By the Treaty of San Ildefonpo ( 1801) Louisiana was ceded to France. The colonists were not formally notified of the transfer until the arrival in March 1803 of Pierre Laussat, the Colonial Prefect sent by Napoleon to take over the Colony. He was coldly received, for although New Orleans was preponderantly French, the townspeople were not enthusiastic about the change. The substitution of French assignats of fluctuating value for Spanish silver, the possibility of new laws affecting commerce, and the revolutionary policy that had bred the revolt at Santo Domingo were cause for alarm to a populace grown accustomed to peace under the Spanish. Laussat was considered a dangerous revolutionnaire by the royalists and émigrés, and so frightened were the Ursuline nuns of the emissary of an anti-Catholic government that most of them left for Havana in June, despite the assurance and pleadings of Laussat.
News of the sale of Louisiana to the United States ( April 30, 1803) arrived in August and placed Laussat in an embarrassing position. The great plans he had contemplated for the Colony during his régime were of no consequence, since his official capacity was now concerned merely with the taking over of Louisiana from Spain and the immediate cession of it to the United States.

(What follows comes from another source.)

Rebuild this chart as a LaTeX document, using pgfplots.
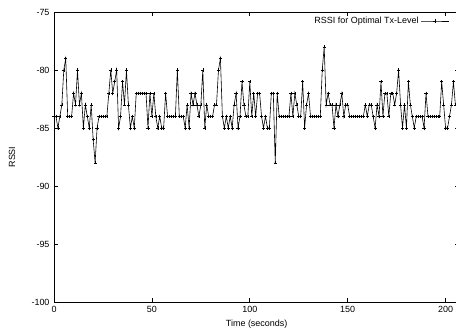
\documentclass[border=0pt]{standalone}
\usepackage{fontspec}
\setmainfont{Liberation Sans}
\usepackage{pgfplots}
\pgfplotsset{compat=1.18}
\pgfplotstableread{
t r
0 -84
1 -84
2 -85
3 -84
4 -83
5 -80
6 -79
7 -84
8 -84
9 -84
10 -82
11 -83
12 -80
13 -83
14 -82
15 -85
16 -83
17 -84
18 -85
19 -83
20 -86
21 -88
22 -85
23 -84
24 -84
25 -84
26 -84
27 -84
28 -82
29 -80
30 -82
31 -81
32 -80
33 -85
34 -84
35 -81
36 -83
37 -80
38 -83
39 -85
40 -84
41 -85
42 -82
43 -82
44 -82
45 -82
46 -82
47 -82
48 -85
49 -82
50 -84
51 -82
52 -84
53 -85
54 -84
55 -85
56 -85
57 -82
58 -84
59 -84
60 -84
61 -84
62 -84
63 -80
64 -84
65 -84
66 -84
67 -85
68 -83
69 -85
70 -82
71 -83
72 -82
73 -83
74 -84
75 -83
76 -80
77 -85
78 -83
79 -84
80 -84
81 -84
82 -83
83 -83
84 -80
85 -79
86 -84
87 -85
88 -84
89 -85
90 -84
91 -85
92 -83
93 -82
94 -85
95 -84
96 -81
97 -83
98 -84
99 -84
100 -81
101 -84
102 -82
103 -84
104 -82
105 -82
106 -84
107 -85
108 -84
109 -85
110 -85
111 -82
112 -82
113 -88
114 -82
115 -84
116 -84
117 -84
118 -84
119 -84
120 -84
121 -82
122 -84
123 -82
124 -83
125 -84
126 -84
127 -81
128 -85
129 -83
130 -82
131 -84
132 -84
133 -84
134 -84
135 -84
136 -84
137 -80
138 -78
139 -83
140 -82
141 -83
142 -83
143 -85
144 -83
145 -84
146 -83
147 -82
148 -84
149 -83
150 -83
151 -84
152 -84
153 -84
154 -84
155 -84
156 -84
157 -84
158 -84
159 -83
160 -84
161 -83
162 -83
163 -84
164 -85
165 -83
166 -84
167 -81
168 -84
169 -82
170 -82
171 -84
172 -82
173 -82
174 -83
175 -82
176 -80
177 -83
178 -85
179 -83
180 -85
181 -81
182 -83
183 -84
184 -85
185 -84
186 -84
187 -84
188 -84
189 -85
190 -82
191 -84
192 -84
193 -84
194 -84
195 -84
196 -84
197 -84
198 -81
199 -83
200 -85
201 -85
202 -84
203 -83
204 -81
205 -83
}\rssi
\begin{document}
\begin{tikzpicture}
\begin{axis}[
  scale only axis,
  width=405.3bp, height=290bp,
  xmin=0, xmax=207, ymin=-100, ymax=-75,
  font=\fontsize{9}{10}\selectfont,
  axis line style={line width=0.8bp},
  tick align=inside,
  major tick length=4bp,
  tick style={line width=0.7bp, black},
  xtick={0,50,100,150,200},
  xticklabels={0,50,100,150,200},
  ytick={-100,-95,-90,-85,-80,-75},
  yticklabels={-100,-95,-90,-85,-80,-75},
  xticklabel style={yshift=-1bp},
  yticklabel style={xshift=-1bp},
  xlabel={Time (seconds)},
  ylabel={RSSI},
  xlabel style={at={([yshift=-22bp]axis description cs:0.5,0)}, anchor=center},
  ylabel style={at={([xshift=-42bp]axis description cs:0,0.5)}, anchor=center, rotate=0},
  legend plot pos=right,
  legend style={draw=none, fill=none, at={(rel axis cs:0.978,0.969)}, anchor=east, inner sep=1bp,
    font=\fontsize{9}{10}\selectfont},
  legend image code/.code={\draw[mark repeat=2,mark phase=2] plot coordinates {(0bp,0bp) (14bp,0bp) (28bp,0bp)};},
]
\addplot[black, line width=0.6bp, mark=+, mark size=1.6bp, mark options={line width=0.5bp}] table[x=t,y=r] {\rssi};
\addlegendentry{RSSI for Optimal Tx-Level}
\end{axis}
\pgfresetboundingbox
\path (-54bp,-31bp) rectangle (402bp,302bp);
\end{tikzpicture}
\end{document}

The ceremony of transfer to France was fixed for November 3. By noon that day the principal part of the population of New Orleans had assembled in the Place d'Armes to wait in the rain while Salcedo, Governor of. Louisiana, the Marquis of Casa Calvo, Spanish Commissioner, and Laussat met in the Hôtel de Ville (Cabildo) to read the proclamation of transfer. Absolution from their oath of allegiance was granted to all Spaniards not wishing to retain their citizenship, and the keys to Fort St. Charles and Fort St. Louis were handed to Laussat on a silver plate. The official party then made its way to the square, where the Spanish flag was taken down and the French Tricolor raised in its stead.
Twenty days later transfer of the Colony to the United States took place. Claiborne, Wilkinson, and Laussat met at the Cabildo, and after conducting ceremonies similar to those of November 30 joined the crowd assembled in the Place d'Armes. After the American troops had arrived the ceremony of the interchange of flags was gone through. Although the Tricolor of France descended without a hitch, the American flag stuck and caused some difficulty in hoisting. A banquet of 450 places, started at three o'clock in the afternoon, was followed by a dance, which ended late the next morning.
New Orleans was as dissatisfied with the transfer to the United States as it had been with retrocession to France. The Creole element of the town, which outnumbered the American residents twelve to one, disliked Claiborne as governor because he knew little concerning their country, people, or language. He surrounded himself with Americans, and the number of them he put in office seemed to the Orleanians to be out of all proportion to their representation. The introduction of new customs, and particularly the use of English as the official language, outraged the town. Insurrectionary placards posted at night, and duels and clashes between Orleanians and Americans in the streets and in ballrooms, added to the bitter feeling, which culminated in a petition to Congress for admission to the Union and the right to elect a governor.